:: Working data ::
[BEGIN]
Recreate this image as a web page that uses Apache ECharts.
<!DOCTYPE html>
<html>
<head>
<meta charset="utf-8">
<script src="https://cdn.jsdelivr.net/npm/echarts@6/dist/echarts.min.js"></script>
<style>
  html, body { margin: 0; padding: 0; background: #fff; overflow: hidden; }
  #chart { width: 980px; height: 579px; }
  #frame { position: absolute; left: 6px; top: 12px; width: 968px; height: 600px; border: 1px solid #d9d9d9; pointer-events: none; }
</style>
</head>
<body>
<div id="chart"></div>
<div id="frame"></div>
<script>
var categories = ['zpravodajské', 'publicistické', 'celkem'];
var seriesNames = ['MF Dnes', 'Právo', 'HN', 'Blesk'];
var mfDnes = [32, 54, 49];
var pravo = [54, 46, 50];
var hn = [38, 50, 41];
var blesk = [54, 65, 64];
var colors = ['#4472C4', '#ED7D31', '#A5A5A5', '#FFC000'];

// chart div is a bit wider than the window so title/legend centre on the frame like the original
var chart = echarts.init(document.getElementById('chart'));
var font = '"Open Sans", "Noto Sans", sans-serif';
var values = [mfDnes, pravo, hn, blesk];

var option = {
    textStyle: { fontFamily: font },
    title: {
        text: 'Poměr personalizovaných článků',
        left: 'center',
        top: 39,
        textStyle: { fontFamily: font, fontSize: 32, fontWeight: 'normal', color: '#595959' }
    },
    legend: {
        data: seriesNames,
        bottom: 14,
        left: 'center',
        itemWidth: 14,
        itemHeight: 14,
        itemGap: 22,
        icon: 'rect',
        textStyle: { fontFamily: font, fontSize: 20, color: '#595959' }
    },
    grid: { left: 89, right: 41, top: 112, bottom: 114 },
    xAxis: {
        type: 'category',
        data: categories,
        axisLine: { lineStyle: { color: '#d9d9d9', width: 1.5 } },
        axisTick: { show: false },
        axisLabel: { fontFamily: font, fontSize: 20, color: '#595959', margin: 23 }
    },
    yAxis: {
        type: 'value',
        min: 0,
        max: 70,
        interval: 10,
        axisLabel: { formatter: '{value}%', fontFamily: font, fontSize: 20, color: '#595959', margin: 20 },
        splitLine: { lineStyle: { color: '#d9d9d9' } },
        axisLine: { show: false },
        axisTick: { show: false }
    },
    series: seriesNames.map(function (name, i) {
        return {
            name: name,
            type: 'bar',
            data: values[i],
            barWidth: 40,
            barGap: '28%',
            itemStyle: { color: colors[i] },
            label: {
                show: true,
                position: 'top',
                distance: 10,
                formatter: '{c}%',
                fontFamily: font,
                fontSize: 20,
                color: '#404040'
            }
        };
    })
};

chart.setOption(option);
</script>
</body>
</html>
[END]
[BEGIN]
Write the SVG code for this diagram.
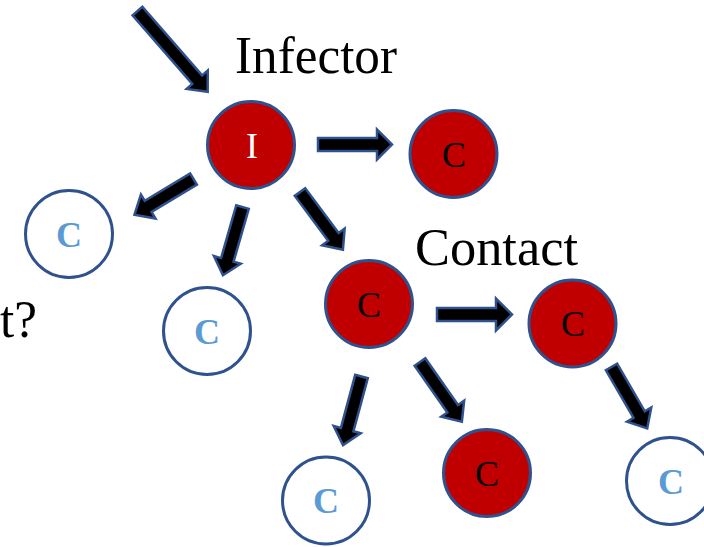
[END]
From the records above, copy every line that holds the word "this".

Recreate this image as a web page that uses Apache ECharts.
Write the SVG code for this diagram.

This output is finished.